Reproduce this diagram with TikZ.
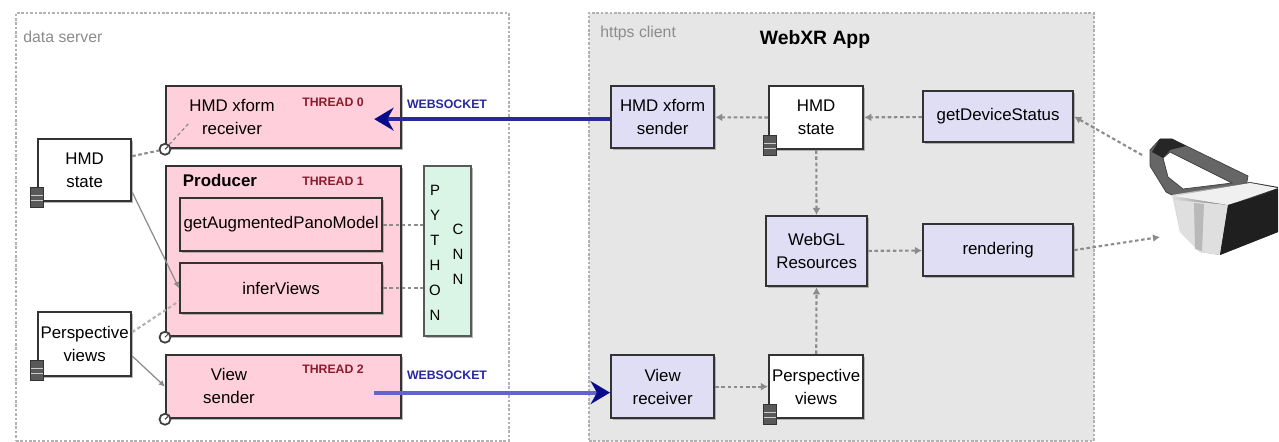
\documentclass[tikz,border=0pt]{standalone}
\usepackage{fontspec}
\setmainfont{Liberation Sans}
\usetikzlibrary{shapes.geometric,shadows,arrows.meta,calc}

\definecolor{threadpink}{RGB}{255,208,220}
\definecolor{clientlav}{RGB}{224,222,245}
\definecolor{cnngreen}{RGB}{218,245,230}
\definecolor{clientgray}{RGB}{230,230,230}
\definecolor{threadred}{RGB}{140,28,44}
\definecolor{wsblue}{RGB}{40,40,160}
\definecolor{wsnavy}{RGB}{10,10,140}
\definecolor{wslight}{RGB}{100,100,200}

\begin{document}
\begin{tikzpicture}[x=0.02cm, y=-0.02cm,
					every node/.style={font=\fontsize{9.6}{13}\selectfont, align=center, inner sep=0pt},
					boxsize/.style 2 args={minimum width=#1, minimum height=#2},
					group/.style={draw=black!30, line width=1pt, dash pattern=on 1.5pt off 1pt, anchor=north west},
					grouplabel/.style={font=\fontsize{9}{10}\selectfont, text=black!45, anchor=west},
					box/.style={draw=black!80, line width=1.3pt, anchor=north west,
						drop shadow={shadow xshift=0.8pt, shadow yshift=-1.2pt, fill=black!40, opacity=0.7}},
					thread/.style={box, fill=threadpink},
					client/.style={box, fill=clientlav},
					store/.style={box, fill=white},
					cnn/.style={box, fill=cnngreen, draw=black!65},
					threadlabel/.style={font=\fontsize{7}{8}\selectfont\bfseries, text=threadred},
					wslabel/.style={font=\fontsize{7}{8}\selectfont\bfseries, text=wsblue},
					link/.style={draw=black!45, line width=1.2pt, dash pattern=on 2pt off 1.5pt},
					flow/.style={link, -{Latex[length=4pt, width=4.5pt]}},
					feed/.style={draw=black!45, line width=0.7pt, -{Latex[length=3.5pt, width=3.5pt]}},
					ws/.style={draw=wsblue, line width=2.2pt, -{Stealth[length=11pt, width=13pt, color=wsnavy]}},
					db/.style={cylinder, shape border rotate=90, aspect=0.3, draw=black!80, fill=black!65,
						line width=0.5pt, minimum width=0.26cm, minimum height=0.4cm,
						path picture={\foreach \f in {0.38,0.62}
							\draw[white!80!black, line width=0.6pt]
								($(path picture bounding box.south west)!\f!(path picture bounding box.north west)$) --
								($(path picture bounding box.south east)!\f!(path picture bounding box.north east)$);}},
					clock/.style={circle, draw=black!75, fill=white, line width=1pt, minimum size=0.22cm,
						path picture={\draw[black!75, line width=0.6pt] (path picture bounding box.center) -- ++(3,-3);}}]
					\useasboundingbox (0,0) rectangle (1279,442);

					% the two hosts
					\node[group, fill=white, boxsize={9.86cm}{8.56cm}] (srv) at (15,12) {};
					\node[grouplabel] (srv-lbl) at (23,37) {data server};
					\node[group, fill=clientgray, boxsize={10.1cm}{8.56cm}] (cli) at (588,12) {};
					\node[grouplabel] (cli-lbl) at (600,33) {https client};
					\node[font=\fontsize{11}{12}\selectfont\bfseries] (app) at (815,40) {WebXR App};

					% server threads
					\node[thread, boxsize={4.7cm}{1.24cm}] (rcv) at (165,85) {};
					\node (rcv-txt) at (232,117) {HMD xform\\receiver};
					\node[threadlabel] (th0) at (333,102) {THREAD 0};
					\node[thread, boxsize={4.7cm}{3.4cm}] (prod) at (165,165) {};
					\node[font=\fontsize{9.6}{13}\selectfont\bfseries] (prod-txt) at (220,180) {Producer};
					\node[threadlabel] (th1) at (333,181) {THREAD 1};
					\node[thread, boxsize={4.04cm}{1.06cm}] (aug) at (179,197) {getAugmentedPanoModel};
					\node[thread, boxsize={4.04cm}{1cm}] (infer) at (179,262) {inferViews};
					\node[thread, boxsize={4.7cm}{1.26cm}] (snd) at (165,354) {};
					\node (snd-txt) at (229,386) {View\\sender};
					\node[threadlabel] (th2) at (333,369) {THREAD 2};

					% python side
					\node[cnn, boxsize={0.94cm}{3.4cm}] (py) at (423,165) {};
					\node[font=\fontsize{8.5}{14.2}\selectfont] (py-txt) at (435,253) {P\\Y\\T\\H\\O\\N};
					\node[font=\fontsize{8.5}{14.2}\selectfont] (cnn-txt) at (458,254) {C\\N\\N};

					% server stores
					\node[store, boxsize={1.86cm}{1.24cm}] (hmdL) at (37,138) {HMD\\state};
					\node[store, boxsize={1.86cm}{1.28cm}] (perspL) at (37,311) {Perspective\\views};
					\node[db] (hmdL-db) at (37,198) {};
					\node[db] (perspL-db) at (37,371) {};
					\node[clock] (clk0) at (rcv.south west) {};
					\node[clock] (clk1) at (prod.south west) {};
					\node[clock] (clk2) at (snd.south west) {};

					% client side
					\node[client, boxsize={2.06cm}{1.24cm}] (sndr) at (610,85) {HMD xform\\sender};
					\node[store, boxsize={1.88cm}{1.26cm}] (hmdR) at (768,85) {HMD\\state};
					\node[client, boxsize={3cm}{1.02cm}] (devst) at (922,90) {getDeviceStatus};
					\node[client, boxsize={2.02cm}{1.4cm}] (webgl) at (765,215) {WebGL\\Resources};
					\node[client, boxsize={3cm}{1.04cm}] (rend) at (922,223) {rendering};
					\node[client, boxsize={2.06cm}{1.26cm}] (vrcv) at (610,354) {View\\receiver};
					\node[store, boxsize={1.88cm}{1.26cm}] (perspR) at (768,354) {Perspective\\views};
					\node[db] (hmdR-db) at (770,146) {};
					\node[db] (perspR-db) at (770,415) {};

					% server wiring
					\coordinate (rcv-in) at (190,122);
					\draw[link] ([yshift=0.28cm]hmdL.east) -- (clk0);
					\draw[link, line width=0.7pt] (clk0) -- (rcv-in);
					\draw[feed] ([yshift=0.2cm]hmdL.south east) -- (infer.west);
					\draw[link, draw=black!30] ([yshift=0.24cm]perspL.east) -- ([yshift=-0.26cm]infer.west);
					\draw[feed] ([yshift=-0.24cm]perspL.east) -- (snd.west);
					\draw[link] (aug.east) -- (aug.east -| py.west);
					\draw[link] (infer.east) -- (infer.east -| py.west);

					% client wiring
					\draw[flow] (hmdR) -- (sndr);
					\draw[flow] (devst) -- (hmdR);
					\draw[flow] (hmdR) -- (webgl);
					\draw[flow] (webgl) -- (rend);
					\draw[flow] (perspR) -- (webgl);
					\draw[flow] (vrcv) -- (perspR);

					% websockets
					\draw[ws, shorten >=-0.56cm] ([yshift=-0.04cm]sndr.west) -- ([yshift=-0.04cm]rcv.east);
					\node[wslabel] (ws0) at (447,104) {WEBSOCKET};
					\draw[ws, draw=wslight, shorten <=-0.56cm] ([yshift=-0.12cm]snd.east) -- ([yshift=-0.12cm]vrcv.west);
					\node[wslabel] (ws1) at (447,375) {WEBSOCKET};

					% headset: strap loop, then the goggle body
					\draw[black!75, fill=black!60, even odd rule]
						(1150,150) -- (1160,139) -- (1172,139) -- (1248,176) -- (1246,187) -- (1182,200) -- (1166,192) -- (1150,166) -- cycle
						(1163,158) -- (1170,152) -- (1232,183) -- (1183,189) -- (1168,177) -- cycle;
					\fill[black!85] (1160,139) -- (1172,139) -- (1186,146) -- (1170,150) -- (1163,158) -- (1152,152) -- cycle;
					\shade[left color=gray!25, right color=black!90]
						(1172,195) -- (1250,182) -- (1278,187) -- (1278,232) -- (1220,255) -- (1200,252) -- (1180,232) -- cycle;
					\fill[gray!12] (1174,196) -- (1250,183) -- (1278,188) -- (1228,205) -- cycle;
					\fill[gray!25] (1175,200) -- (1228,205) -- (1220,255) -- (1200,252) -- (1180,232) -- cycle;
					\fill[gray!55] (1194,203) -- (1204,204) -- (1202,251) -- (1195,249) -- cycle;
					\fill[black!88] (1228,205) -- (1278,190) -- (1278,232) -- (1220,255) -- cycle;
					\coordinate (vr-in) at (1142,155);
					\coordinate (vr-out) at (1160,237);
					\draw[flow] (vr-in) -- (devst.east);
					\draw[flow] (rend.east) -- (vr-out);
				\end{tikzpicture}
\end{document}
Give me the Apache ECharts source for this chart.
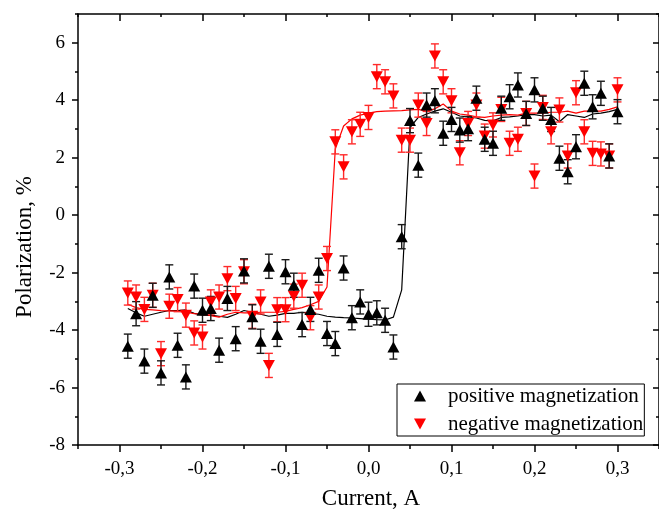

+++++

Return every line holding the word "this" from the records.

Written response |
Reproduce this diagram with TikZ.
Give me the Apache ECharts source for this chart.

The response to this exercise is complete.